■ Brief:
Leave out the pictures and repeat exactly the lines between the one containing "Recreate this image" and the one containing "ax = fig.add_axes([0.0815, 0.156, 0.9185, 0.8296])", inclusive.

++++ Raw data

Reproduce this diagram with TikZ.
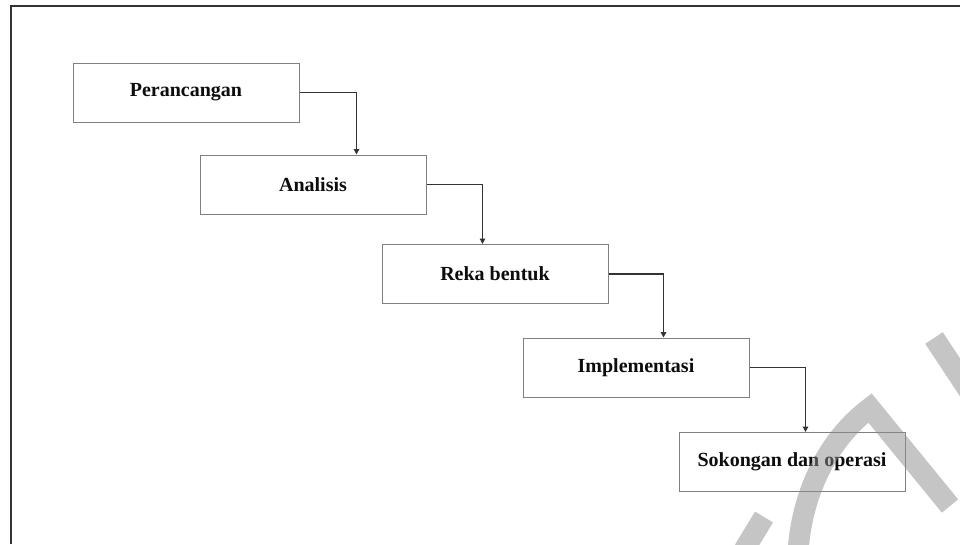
\documentclass[tikz,border=0pt]{standalone}
\usepackage{fontspec}
\setmainfont{Liberation Serif}
\usetikzlibrary{arrows.meta}
\begin{document}
\begin{tikzpicture}[x=1pt,y=-1pt,
  stagebox/.style={draw=black!50,line width=1pt,fill=white,minimum width=226pt,minimum height=59pt,inner sep=0pt,
    font=\fontsize{20}{24}\selectfont\bfseries,text=black!95},
  flow/.style={draw=black!80,line width=1.6pt,-{Triangle[width=5.5pt,length=5.5pt]}},
  frame/.style={draw=black!80,line width=2pt},
  wm/.style={draw=black!45,line width=21pt,opacity=0.5}]
\useasboundingbox (0,0) rectangle (960,544);
\fill[white] (0,0) rectangle (960,544);
\draw[frame] (11,544) -- (11,6) -- (960,6);
\node[stagebox] (p) at (186,92.5) {Perancangan};
\node[stagebox] (a) at (313,184.5) {Analisis};
\node[stagebox] (r) at (495,274) {Reka bentuk};
\node[stagebox] (i) at (636,367.5) {Implementasi};
\node[stagebox] (s) at (792,462) {Sokongan dan operasi};
\draw[flow] (p.east) -| ([xshift=157pt]a.north west);
\draw[flow] (a.east) -| ([xshift=101pt]r.north west);
\draw[flow] (r.east) -| ([xshift=141pt]i.north west);
\draw[flow] (i.east) -| ([xshift=127pt]s.north west);
% watermark
\begin{scope}
\clip (0,0) rectangle (960,544);
\draw[wm] (744,550) -- (764,517);
\draw[wm,line join=miter] (798,552) .. controls (802,490) and (830,438) .. (870,408) -- (950,506);
\draw[wm] (934,338) -- (975,400);
\end{scope}
\end{tikzpicture}
\end{document}
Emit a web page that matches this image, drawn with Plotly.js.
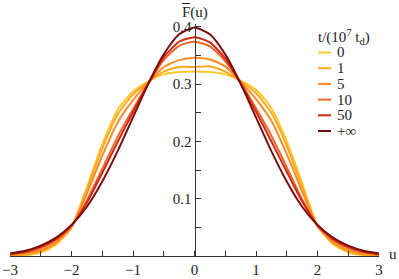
<!DOCTYPE html>
<html>
<head>
<meta charset="utf-8">
<script src="https://cdn.plot.ly/plotly-3.0.1.min.js"></script>
<style>html,body{margin:0;padding:0;background:#fff;}#chart{width:399px;height:279px;}</style>
</head>
<body>
<div id="chart"></div>
<script>
const u = [-3,-2.75,-2.5,-2.25,-2,-1.75,-1.5,-1.25,-1,-0.75,-0.5,-0.25,0,0.25,0.5,0.75,1,1.25,1.5,1.75,2,2.25,2.5,2.75,3];
const seriesLabels = ["0","1","5","10","50","+\u221e"];
const seriesColors = ["#FFC72C","#FFA91E","#FC8A25","#F06424","#CF2A14","#7C0B0B"];
const f_t0   = [0.0003,0.0015,0.006,0.020,0.050,0.120,0.195,0.255,0.287,0.305,0.317,0.321,0.322,0.321,0.317,0.306,0.290,0.258,0.200,0.127,0.053,0.021,0.006,0.0015,0.0003];
const f_t1   = [0.0008,0.0025,0.008,0.022,0.050,0.116,0.188,0.247,0.282,0.304,0.322,0.330,0.330,0.331,0.322,0.305,0.284,0.250,0.192,0.121,0.052,0.023,0.008,0.0025,0.0008];
const f_t5   = [0.0015,0.004,0.010,0.024,0.051,0.109,0.175,0.233,0.272,0.303,0.330,0.342,0.346,0.343,0.331,0.304,0.274,0.236,0.178,0.113,0.052,0.025,0.010,0.004,0.0015];
const f_t10  = [0.003,0.0065,0.014,0.028,0.052,0.097,0.152,0.208,0.256,0.302,0.342,0.367,0.374,0.366,0.340,0.303,0.258,0.210,0.155,0.099,0.053,0.028,0.014,0.0065,0.003];
const f_t50  = [0.0035,0.0075,0.016,0.030,0.053,0.093,0.145,0.199,0.251,0.301,0.347,0.374,0.382,0.373,0.345,0.301,0.252,0.200,0.147,0.095,0.054,0.030,0.016,0.0075,0.0035];
const f_tinf = [0.0044,0.009,0.018,0.032,0.054,0.086,0.130,0.183,0.242,0.301,0.352,0.387,0.399,0.387,0.352,0.301,0.242,0.183,0.130,0.086,0.054,0.032,0.018,0.009,0.0044];
const seriesValues = [f_t0,f_t1,f_t5,f_t10,f_t50,f_tinf];
const xTickVals = [-3,-2,-1,0,1,2,3];
const xTickText = ["\u22123","\u22122","\u22121","0","1","2","3"];
const yTickVals = [0.1,0.2,0.3,0.4];
const yTickText = ["0.1","0.2","0.3","0.4"];

const FONT = "Liberation Serif";
const TXT = "#222";
const W = 399, H = 279;
const M = {l:10, r:20, t:24, b:23};
const pw = W - M.l - M.r, ph = H - M.t - M.b;
const px2x = p => (p - M.l) / pw;
const py2y = p => (H - M.b - p) / ph;

const traces = seriesValues.map((vals, i) => ({
  x: u, y: vals, type: "scatter", mode: "lines",
  name: seriesLabels[i],
  line: {color: seriesColors[i], width: 2, shape: "spline", smoothing: 0.6},
  showlegend: false, hoverinfo: "skip"
}));

const shapes = [];
const annotations = [];
const legX0 = 318, legX1 = 331, legTextX = 335;
const legY0 = 52.5, legDy = 15.7;
seriesLabels.forEach((lab, i) => {
  const yy = py2y(legY0 + i * legDy);
  shapes.push({type: "line", xref: "paper", yref: "paper",
    x0: px2x(legX0), x1: px2x(legX1), y0: yy, y1: yy,
    line: {color: seriesColors[i], width: 2}});
  annotations.push({xref: "paper", yref: "paper", x: px2x(legTextX), y: yy,
    xanchor: "left", yanchor: "middle", showarrow: false, text: lab,
    font: {family: FONT, size: 15, color: TXT}});
});
annotations.push({xref: "paper", yref: "paper", x: px2x(316), y: py2y(37),
  xanchor: "left", yanchor: "middle", showarrow: false,
  text: "t/(10<sup>7</sup> t<sub>d</sub>)", font: {family: FONT, size: 15, color: TXT}});
annotations.push({xref: "paper", yref: "paper", x: px2x(387), y: py2y(254),
  xanchor: "left", yanchor: "middle", showarrow: false, text: "u",
  font: {family: FONT, size: 15, color: TXT}});
annotations.push({xref: "paper", yref: "paper", x: px2x(195), y: py2y(12),
  xanchor: "center", yanchor: "middle", showarrow: false, text: "F(u)",
  font: {family: FONT, size: 15, color: TXT}});
// overline on F
shapes.push({type: "line", xref: "paper", yref: "paper",
  x0: px2x(182), x1: px2x(190), y0: py2y(3.5), y1: py2y(3.5),
  line: {color: TXT, width: 1}});

const layout = {
  width: W, height: H,
  margin: M,
  paper_bgcolor: "#fff", plot_bgcolor: "#fff",
  showlegend: false,
  font: {family: FONT, size: 15, color: TXT},
  xaxis: {
    range: [-3, 3], showgrid: false, zeroline: false,
    showline: true, linecolor: "#333", linewidth: 1,
    tickmode: "array", tickvals: xTickVals, ticktext: xTickText,
    ticks: "inside", ticklen: 5, tickcolor: "#333", tickwidth: 1,
    minor: {dtick: 0.5, tick0: 0, ticks: "inside", ticklen: 5, tickcolor: "#333", tickwidth: 1, showgrid: false},
    tickfont: {family: FONT, size: 15, color: TXT},
    fixedrange: true
  },
  yaxis: {
    range: [0, 0.405], showgrid: false, zeroline: false,
    anchor: "free", position: 0.5, side: "left",
    showline: true, linecolor: "#333", linewidth: 1,
    tickmode: "array", tickvals: yTickVals, ticktext: yTickText,
    ticks: "inside", ticklen: 5, tickcolor: "#333", tickwidth: 1,
    minor: {dtick: 0.05, tick0: 0, ticks: "inside", ticklen: 5, tickcolor: "#333", tickwidth: 1, showgrid: false},
    tickfont: {family: FONT, size: 15, color: TXT},
    fixedrange: true
  },
  shapes: shapes,
  annotations: annotations
};

Plotly.newPlot("chart", traces, layout, {staticPlot: true, displayModeBar: false});
</script>
</body>
</html>
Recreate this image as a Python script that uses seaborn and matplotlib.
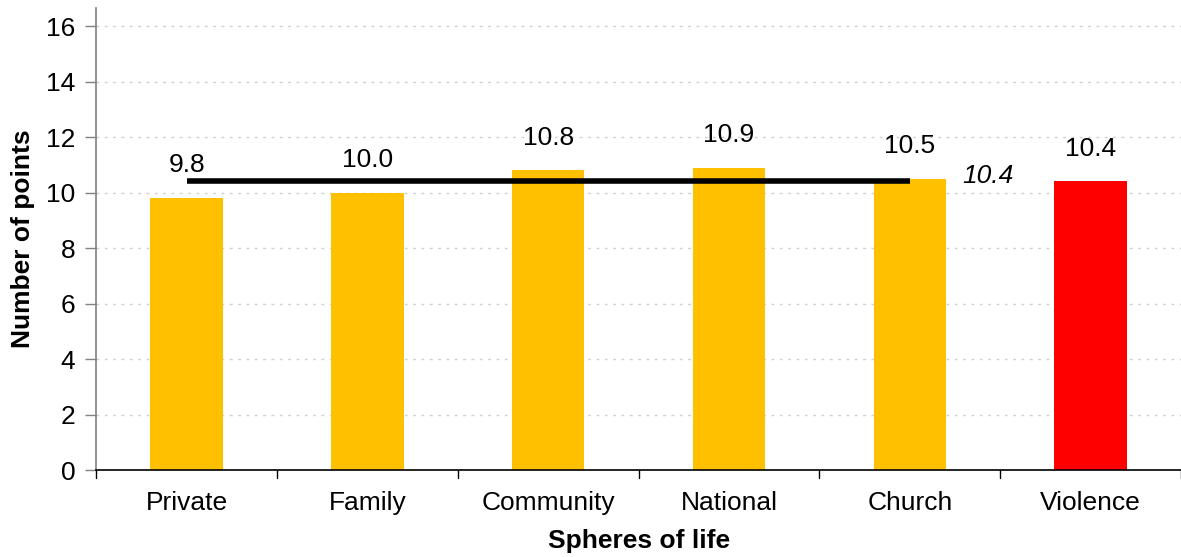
import matplotlib
matplotlib.use("Agg")
import matplotlib.pyplot as plt
import seaborn as sns
import pandas as pd

categories = ["Private", "Family", "Community", "National", "Church", "Violence"]
values = [9.8, 10.0, 10.8, 10.9, 10.5, 10.4]
bar_colors = ["#FFC000", "#FFC000", "#FFC000", "#FFC000", "#FFC000", "#FF0000"]
average_value = 10.4
average_span = ["Private", "Church"]
yticks = [0, 2, 4, 6, 8, 10, 12, 14, 16]

sns.set_theme(style="white")
plt.rcParams["font.family"] = ["Liberation Sans", "DejaVu Sans"]
plt.rcParams["text.color"] = "black"
plt.rcParams["axes.labelcolor"] = "black"
plt.rcParams["xtick.color"] = "black"
plt.rcParams["ytick.color"] = "black"

df = pd.DataFrame({"sphere": categories, "points": values})

fig = plt.figure(figsize=(11.81, 5.57), dpi=100)
ax = fig.add_axes([0.0815, 0.156, 0.9185, 0.8296])

sns.barplot(data=df, x="sphere", y="points", hue="sphere", palette=bar_colors,
            width=0.4, legend=False, ax=ax, saturation=1, edgecolor="none")

FS = 19
ax.set_xlim(-0.5, len(categories) - 0.5)
ax.set_ylim(0, 16.65)
ax.set_yticks(yticks)
ax.set_yticklabels([str(t) for t in yticks], fontsize=FS)
ax.tick_params(axis="y", length=8, width=1, color="#808080", labelcolor="black",
               direction="out", left=True, pad=7)
ax.set_xticks(range(len(categories)))
ax.set_xticklabels(categories, fontsize=FS)
ax.tick_params(axis="x", length=0, pad=15, labelcolor="black")
for b in [i - 0.5 for i in range(len(categories) + 1)]:
    ax.plot([b, b], [0, -0.3], color="black", lw=1, clip_on=False)

for t in yticks[1:]:
    ax.axhline(t, color="#D0D0D0", lw=1, ls=(0, (2, 4)), zorder=0)

for s in ["top", "right"]:
    ax.spines[s].set_visible(False)
ax.spines["left"].set_color("#808080")
ax.spines["left"].set_linewidth(1.2)
ax.spines["bottom"].set_color("black")
ax.spines["bottom"].set_linewidth(1.2)

for i, v in enumerate(values):
    ax.annotate(f"{v:.1f}", xy=(i, v), xytext=(0, 15), textcoords="offset points",
                ha="center", va="bottom", fontsize=FS, color="black")

x0 = categories.index(average_span[0])
x1 = categories.index(average_span[1])
ax.plot([x0, x1], [average_value, average_value], color="black", lw=4, solid_capstyle="butt", zorder=5)
ax.text(x1 + 0.43, average_value + 0.2, f"{average_value:.1f}", fontsize=FS,
        style="italic", ha="center", va="center", color="black")

ax.set_xlabel("Spheres of life", fontsize=FS, fontweight="bold", labelpad=10)
ax.set_ylabel("Number of points", fontsize=FS, fontweight="bold", labelpad=8)

fig.savefig("out.png", dpi=100)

++++++++

■ The reply:
Recreate this image as a Python script that uses seaborn and matplotlib.
import matplotlib
matplotlib.use("Agg")
import matplotlib.pyplot as plt
import seaborn as sns
import pandas as pd

categories = ["Private", "Family", "Community", "National", "Church", "Violence"]
values = [9.8, 10.0, 10.8, 10.9, 10.5, 10.4]
bar_colors = ["#FFC000", "#FFC000", "#FFC000", "#FFC000", "#FFC000", "#FF0000"]
average_value = 10.4
average_span = ["Private", "Church"]
yticks = [0, 2, 4, 6, 8, 10, 12, 14, 16]

sns.set_theme(style="white")
plt.rcParams["font.family"] = ["Liberation Sans", "DejaVu Sans"]
plt.rcParams["text.color"] = "black"
plt.rcParams["axes.labelcolor"] = "black"
plt.rcParams["xtick.color"] = "black"
plt.rcParams["ytick.color"] = "black"

df = pd.DataFrame({"sphere": categories, "points": values})

fig = plt.figure(figsize=(11.81, 5.57), dpi=100)
ax = fig.add_axes([0.0815, 0.156, 0.9185, 0.8296])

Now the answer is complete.